Hoping to stave off a law barring minors from sunbeds, the indoor tanning industry on Thursday introduced voluntary rules for tanners 17 and younger.
Nearly 100 tanning salons in Connecticut say they will abide by the new protocols, which allow children under 16 to use sunbeds only with a doctor’s note. The proposal allows 16- and 17-year-olds to tan, but they must obtain written consent from a parent, and that parent must be accompany the tanner to his or her first session.
“We’ve always operated since the mid ’80s under regulation,” said Tom Kelleher, owner of Tommy’s Tanning, a chain of 14 salons in Connecticut. “We have no problem with it, we like it. So what were doing is…codifying…this to do what we do anyway and have the industry…adhere to it as a standard.”

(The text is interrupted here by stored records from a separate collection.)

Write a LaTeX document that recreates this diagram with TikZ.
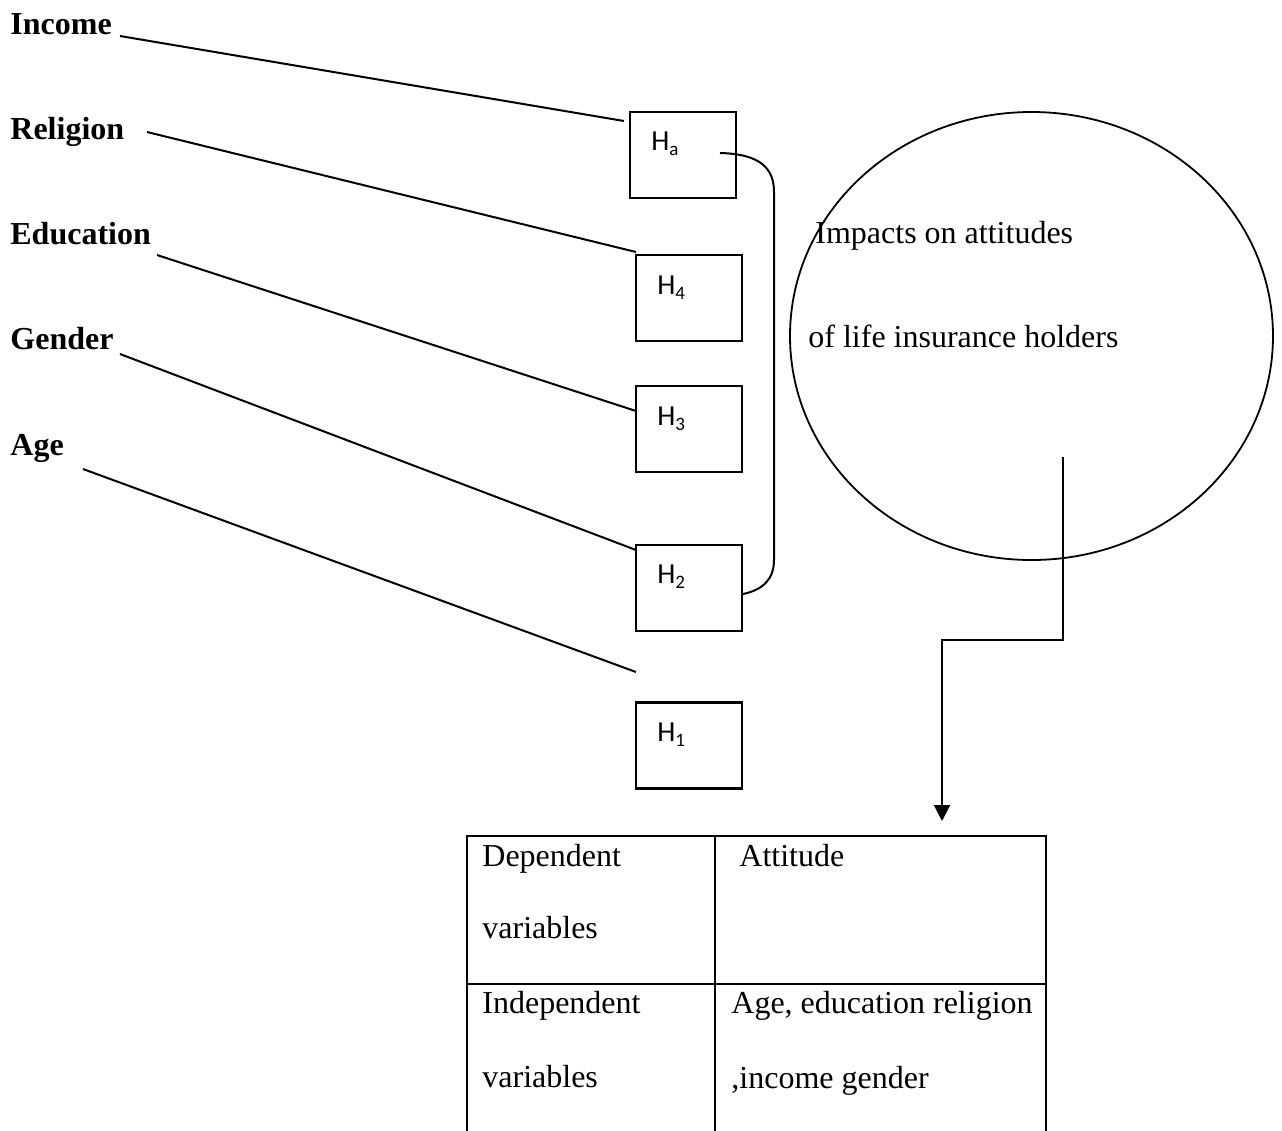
\documentclass[tikz,border=0pt]{standalone}
\usepackage{fontspec}
\setmainfont{Liberation Serif}
\newfontfamily\calfont{Carlito}
\usetikzlibrary{shapes.geometric,arrows.meta}
\newcommand{\hsub}[1]{\raisebox{-2.6pt}{\fontsize{9.5pt}{10pt}\selectfont #1}}
\tikzset{
  lbl/.style={anchor=base west, inner sep=0pt, font=\fontsize{16pt}{19pt}\selectfont\bfseries},
  txt/.style={anchor=base west, inner sep=0pt, font=\fontsize{16pt}{19pt}\selectfont},
  hbox/.style={draw, line width=1.1pt, minimum width=53pt, minimum height=43pt, inner sep=0pt},
  hlab/.style={anchor=base west, inner sep=0pt, font=\fontsize{14.5pt}{17pt}\calfont},
  link/.style={line width=1pt},
  tabline/.style={line width=1.2pt}
}
\begin{document}
\begin{tikzpicture}[x=0.5pt,y=-0.5pt]
\useasboundingbox (0,0) rectangle (1282,1131);
% left labels
\node[lbl] (inc) at (10,34) {Income};
\node[lbl] (rel) at (10,139) {Religion};
\node[lbl] (edu) at (10,244) {Education};
\node[lbl] (gen) at (10,349) {Gender};
\node[lbl] (age) at (10,455) {Age};
% boxes
\node[hbox] (Ha) at (683,155) {};
\node[hbox] (H4) at (689,298) {};
\node[hbox] (H3) at (689,429) {};
\node[hbox] (H2) at (689,588) {};
\node[hbox] (H1) at (689,745.5) {};
\node[hlab] (tHa) at (651,150) {H\hsub{a}};
\node[hlab] (tH4) at (657,294) {H\hsub{4}};
\node[hlab] (tH3) at (657,425) {H\hsub{3}};
\node[hlab] (tH2) at (657,583) {H\hsub{2}};
\node[hlab] (tH1) at (657,741) {H\hsub{1}};
% line end points
\coordinate (incS) at (120,36);  \coordinate (incE) at (624,121);
\coordinate (relS) at (147,132); \coordinate (relE) at (636,252);
\coordinate (eduS) at (157,255); \coordinate (eduE) at (636,411);
\coordinate (genS) at (120,354); \coordinate (genE) at (636,550);
\coordinate (ageS) at (83,469);  \coordinate (ageE) at (636,672);
\draw[link] (incS) -- (incE);
\draw[link] (relS) -- (relE);
\draw[link] (eduS) -- (eduE);
\draw[link] (genS) -- (genE);
\draw[link] (ageS) -- (ageE);
% bracket connector
\coordinate (brS) at (720,153);
\coordinate (brE) at (743,594);
\draw[link] (brS) .. controls (760,154) and (774,168) .. (774,192)
  -- (774,560) .. controls (774,580) and (762,590) .. (brE);
% ellipse
\node[draw, ellipse, line width=0.9pt, minimum width=241.5pt, minimum height=224pt, inner sep=0pt] (circ) at (1031.5,336) {};
\node[txt] (c1) at (815,243) {Impacts on attitudes};
\node[txt] (c2) at (808,347) {of life insurance holders};
% arrow
\coordinate (arS) at (1063,457);
\coordinate (arE) at (942,821);
\draw[link, -{Triangle[length=8pt,width=8pt]}] (arS) -- (1063,640) -- (942,640) -- (arE);
% table
\coordinate (tTL) at (467,836);
\coordinate (tTR) at (1046,836);
\draw[tabline] (467,1131) -- (tTL) -- (tTR) -- (1046,1131);
\draw[tabline] (467,984) -- (1046,984);
\draw[tabline] (715,836) -- (715,1131);
\node[txt] (d1) at (482,866) {Dependent};
\node[txt] (d2) at (482,938) {variables};
\node[txt] (i1) at (482,1013) {Independent};
\node[txt] (i2) at (482,1087) {variables};
\node[txt] (a1) at (739,866) {Attitude};
\node[txt] (a2) at (731,1013) {Age, education religion};
\node[txt] (a3) at (731,1088) {,income gender};
\end{tikzpicture}
\end{document}
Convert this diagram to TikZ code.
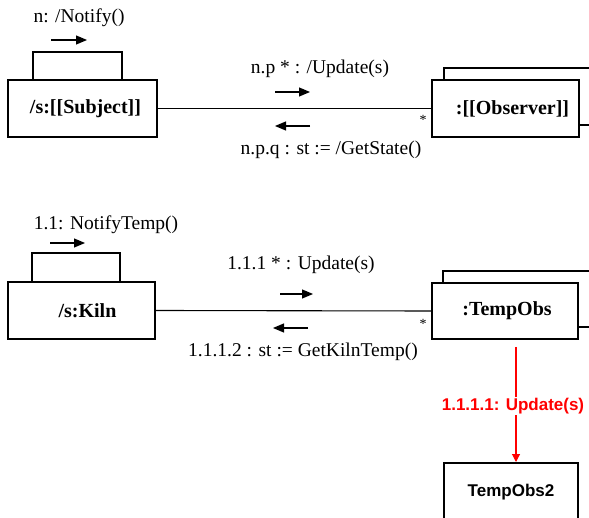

Kelleher and other representatives of the tanning industry came to the Capitol Thursday to discuss the new rules. During the last legislative session, lawmakers considered a bill that would have barred minors from tanning, but the industry fought it off, arguing that preventing minors from tanning beds would make them more likely to tan outdoors, which salon owners say is far more risky.
Critics of indoor tanning hope to raise the ban again this year.
“It is now irrefutable science that tanning bed use by young people, particularly women, is causing early-onset melanoma,” said Nancy Alderman, president of Environment and Human Health, a group pushing for tougher restrictions on the tanning industry. “We protect minors from cigarettes, we protect them from alcohol use…we must protect these minors from using tanning beds.”
Alderman said the industry’s proposal is merely an attempt to avoid an outright prohibition on youth tanning but, she said, voluntary restrictions won’t work, any more than voluntary restrictions on teen alcohol use would.
“We need a law,” she said, noting that groups such as the American Cancer Society and the American Academy of Pediatrics all support banning minors from indoor tanning salons.
Kelleher and other industry representatives dispute Alderman’s assertions and said she won’t rest until indoor tanning is outlawed. ”What we’re trying to do it operate responsibly, like we always have,” Kelleher said. “We have no problem with legislation, we have a problem with non-existence.”
Kelleher said less than one percent of his customers are minors. “There’s a huge misperception,” he said. “People think: tanning, spring break.” In reality, he said, tanning customers are older, and more likely to be men, than the stereotype would have it.
He said physicians sometimes prescribe tanning for patients to treat auto-immune diseases and seasonal affective disorder, among other illnesses.